The CSPP programme has bought EUR 1.8bn in debt securities per week since June for a total of EUR 30bn. New issuance in the investment grade segment calmed down this week. EDF issued green bonds with 8 and 12 year maturities and Sodexo sold a bond with a maturity of 10 and half years.

In contrast, the high yield new issues market remained busy. Air France sold a 2022 maturity yielding 3.75% and N&W, an Italian manufacturer of vending machines, made its debuts with a 7-year maturity yielding 7%.

The financial sector was marked by NN Group’s bid on Delta Lloyd and the ongoing Deutsche Bank saga.

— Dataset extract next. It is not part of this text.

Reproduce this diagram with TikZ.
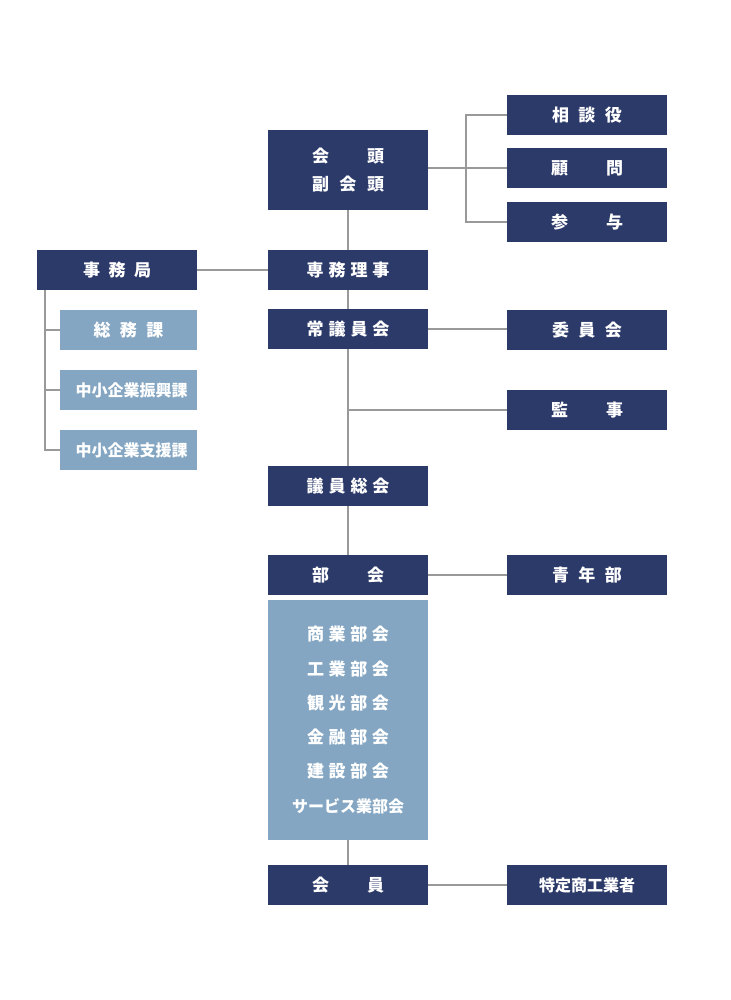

The German bank still faces a fine from the US Department of Justice but markets are now expecting it to be less than the USD 14bn initially mentioned.


New convertible issuance volume started the fourth quarter more modestly after the strongest quarter (USD 24.4 billion across 23 deals vs. 12.1bn in the same period in 2015) since the first quarter of 2015.

Macquarie Infrastructure sold a USD 325m 7-year convertible with pricing to be finalised on October 7. The proceeds will go on refinancing and general corporate purposes. There was also a small USD 55m issue from US oil and natural gas producer, Resolute Energy Corporation, mainly to finance the acquisition of certain oil and gas properties in Texas.

In other news, Dassault Aviation delivered its first Falcon 8X ultra-long-range business jet, the first of its kind in service. This is positive because it keeps the company on track to meet its delivery calendar. The Qualcomm/NXP saga continued with speculation that the two companies were in final discussions to combine but had yet to agree pricing (between USD 110 and 120 per share) and the deal’s structure (Qualcomm wants a 75% cash/25% stock mix while for NXP is arguing for 100% cash). Elsewhere, Salesforce was hit by heavy selling on reports that it was now alone in looking to buy Twitter after Google and Disney withdrew from the bidding.

In Asia, property developers like China Overseas Land came under pressure on news that regional authorities had reintroduced restrictions on property purchases owing to concerns that the Chinese housing market might be overheating. In the coming week, we will be closely monitoring the release of Sony’s new PlayStation VR headset.